11/09/2008 9:23 AM  
Blogger Ani Onomous said...

Thanks for the gracious reply. I have no insight into what the infrequency of commentary means or how it can be remedied, but I know I am more likely to comment if the original post is on a discrete topic, and if my comment generates a response (which is in your discretion, but makes a difference).

I actually think there's a lot more that might be made of moneyball principles, but that its coin is being tarnished by casual use here.

As to "everyone," I was not reacting so much to your most recent post as to the overall feel of those from you and Jim Chen. I don't think I'm so much prone to exaggerating that aspect (because I supposedly wish to avoid asking whether there is truth to the assertions) than you are to minimize it, but we would be expected to differ on that -- perhaps others can opine.

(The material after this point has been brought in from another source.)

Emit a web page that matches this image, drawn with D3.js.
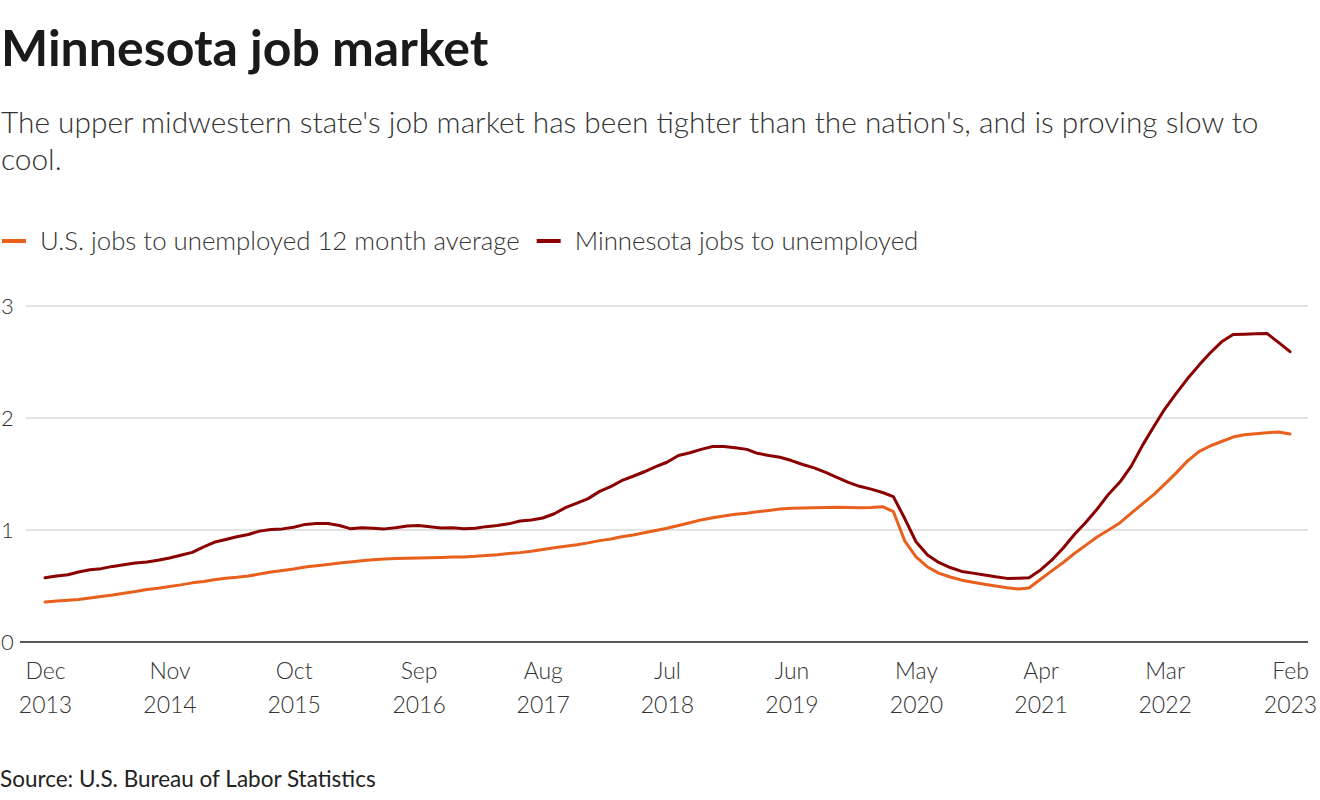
<!DOCTYPE html>
<html>
<head>
<meta charset="utf-8">
<script src="https://cdn.jsdelivr.net/npm/d3@7"></script>
<style>
  html, body { margin: 0; padding: 0; background: #fff; }
  svg { display: block; font-family: "Lato", "Noto Sans", sans-serif; }
</style>
</head>
<body>
<svg id="chart" width="1320" height="800"></svg>
<script>
// ---- Data (monthly, Dec 2013 – Feb 2023) ----
const startMonth = "2013-12";
const usValues = [
  0.357,0.365,0.372,0.380,0.393,0.407,0.420,0.435,0.450,0.468,
  0.480,0.495,0.510,0.528,0.540,0.556,0.570,0.578,0.590,0.607,
  0.625,0.638,0.652,0.670,0.680,0.692,0.705,0.715,0.725,0.735,
  0.740,0.745,0.747,0.750,0.752,0.754,0.758,0.760,0.765,0.772,
  0.780,0.790,0.798,0.810,0.825,0.842,0.855,0.868,0.885,0.905,
  0.920,0.940,0.955,0.975,0.995,1.015,1.040,1.065,1.090,1.110,
  1.125,1.140,1.150,1.163,1.175,1.187,1.194,1.196,1.198,1.200,
  1.203,1.200,1.198,1.200,1.208,1.165,0.900,0.760,0.670,0.615,
  0.580,0.552,0.533,0.515,0.500,0.485,0.473,0.482,0.560,0.635,
  0.710,0.790,0.865,0.940,1.000,1.065,1.150,1.235,1.320,1.410,
  1.510,1.615,1.700,1.750,1.790,1.830,1.850,1.860,1.868,1.875,
  1.857
];
const mnValues = [
  0.573,0.590,0.600,0.625,0.645,0.655,0.675,0.690,0.705,0.714,
  0.730,0.750,0.775,0.800,0.850,0.890,0.915,0.940,0.960,0.990,
  1.005,1.010,1.025,1.050,1.058,1.058,1.040,1.012,1.020,1.015,
  1.010,1.020,1.035,1.040,1.030,1.018,1.020,1.012,1.015,1.030,
  1.040,1.055,1.080,1.090,1.107,1.145,1.200,1.240,1.280,1.345,
  1.390,1.440,1.480,1.520,1.565,1.605,1.665,1.690,1.720,1.745,
  1.745,1.735,1.720,1.685,1.665,1.650,1.620,1.585,1.555,1.515,
  1.470,1.425,1.390,1.365,1.335,1.298,1.100,0.895,0.777,0.710,
  0.665,0.630,0.615,0.598,0.582,0.568,0.570,0.574,0.643,0.730,
  0.840,0.960,1.070,1.190,1.320,1.430,1.570,1.760,1.930,2.080,
  2.220,2.350,2.470,2.580,2.680,2.745,2.748,2.752,2.755,2.675,
  2.592
];
const seriesNames = ["U.S. jobs to unemployed 12 month average", "Minnesota jobs to unemployed"];
const seriesColors = ["#e8601c", "#8b0000"];
const xTickMonths = ["2013-12","2014-11","2015-10","2016-09","2017-08","2018-07","2019-06","2020-05","2021-04","2022-03","2023-02"];
const xTickLabels = [["Dec","2013"],["Nov","2014"],["Oct","2015"],["Sep","2016"],["Aug","2017"],["Jul","2018"],["Jun","2019"],["May","2020"],["Apr","2021"],["Mar","2022"],["Feb","2023"]];
const yTicks = [0, 1, 2, 3];

const title = "Minnesota job market";
const subtitleLines = ["The upper midwestern state's job market has been tighter than the nation's, and is proving slow to", "cool."];
const source = "Source: U.S. Bureau of Labor Statistics";

// ---- Setup ----
const parseMonth = d3.utcParse("%Y-%m");
const start = parseMonth(startMonth);
const dates = usValues.map((_, i) => d3.utcMonth.offset(start, i));
const svg = d3.select("#chart");

const x = d3.scaleUtc().domain([dates[0], dates[dates.length - 1]]).range([45, 1290]);
const y = d3.scaleLinear().domain([0, 3]).range([642, 306]);

// Title / subtitle
svg.append("text").attr("x", 1).attr("y", 66)
  .attr("font-size", 50).attr("font-weight", 700).attr("fill", "#1a1a1a").text(title);
subtitleLines.forEach((t, i) => {
  svg.append("text").attr("x", 1).attr("y", 133 + i * 37)
    .attr("font-size", 29.85).attr("font-weight", 300).attr("fill", "#333").text(t);
});

// Legend
const legend = svg.append("g");
let lx = 2;
seriesNames.forEach((name, i) => {
  legend.append("line").attr("x1", lx).attr("x2", lx + 24).attr("y1", 241).attr("y2", 241)
    .attr("stroke", seriesColors[i]).attr("stroke-width", 4);
  const t = legend.append("text").attr("x", lx + 38).attr("y", 250)
    .attr("font-size", 25.8).attr("font-weight", 300).attr("fill", "#333").text(name);
  lx = lx + 38 + t.node().getComputedTextLength() + 17;
});

// Gridlines
const grid = svg.append("g");
yTicks.filter(d => d !== 0).forEach(v => {
  grid.append("line").attr("x1", 26).attr("x2", 1308).attr("y1", y(v)).attr("y2", y(v))
    .attr("stroke", "#c6c6c6").attr("stroke-width", 1.2);
});

// Y axis labels
const yAxis = d3.axisLeft(y).tickValues(yTicks).tickSize(0).tickFormat(d3.format("d"));
const yg = svg.append("g").call(yAxis);
yg.select(".domain").remove();
yg.selectAll("text").attr("x", 1).attr("text-anchor", "start").attr("dy", "0.35em")
  .attr("font-size", 22).attr("font-weight", 300).attr("fill", "#333").attr("font-family", "Lato, 'Noto Sans', sans-serif");

// Baseline
svg.append("line").attr("x1", 20).attr("x2", 1308).attr("y1", y(0)).attr("y2", y(0))
  .attr("stroke", "#222").attr("stroke-width", 1.5);

// X axis
const xTickDates = xTickMonths.map(parseMonth);
const xAxis = d3.axisBottom(x).tickValues(xTickDates).tickSize(0).tickFormat(() => "");
const xg = svg.append("g").attr("transform", `translate(0,${y(0)})`).call(xAxis);
xg.select(".domain").remove();
xg.selectAll(".tick text").each(function(d, i) {
  const el = d3.select(this);
  el.text(null).attr("y", 0).attr("dy", null)
    .attr("font-size", 23).attr("font-weight", 300).attr("fill", "#333")
    .attr("font-family", "Lato, 'Noto Sans', sans-serif");
  el.append("tspan").attr("x", 0).attr("y", 37).text(xTickLabels[i][0]);
  el.append("tspan").attr("x", 0).attr("y", 71).text(xTickLabels[i][1]);
});

// Lines
const line = d3.line().x((d, i) => x(dates[i])).y(d => y(d));
[usValues, mnValues].forEach((vals, k) => {
  svg.append("path").datum(vals).attr("d", line)
    .attr("fill", "none").attr("stroke", seriesColors[k]).attr("stroke-width", 3)
    .attr("stroke-linejoin", "round").attr("stroke-linecap", "round");
});

// Source
svg.append("text").attr("x", 0).attr("y", 787)
  .attr("font-size", 22.5).attr("font-weight", 400).attr("fill", "#222").text(source);
</script>
</body>
</html>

It is wholly unsurprising to me, however, that direct accusations of privatistic behavior are infrequently made . . . I'd sooner expect faculty to start cutting one another off on grounds of windiness. We differ mainly on how prevalent the bad behavior is, and how best you articulate your case for changing it.

11/09/2008 2:19 PM  
Blogger Jeffrey Harrison said...

I am happy to even have someone agree there is some bad behavior. The question then is how to address it. Obviously, pointing it out is a dead end.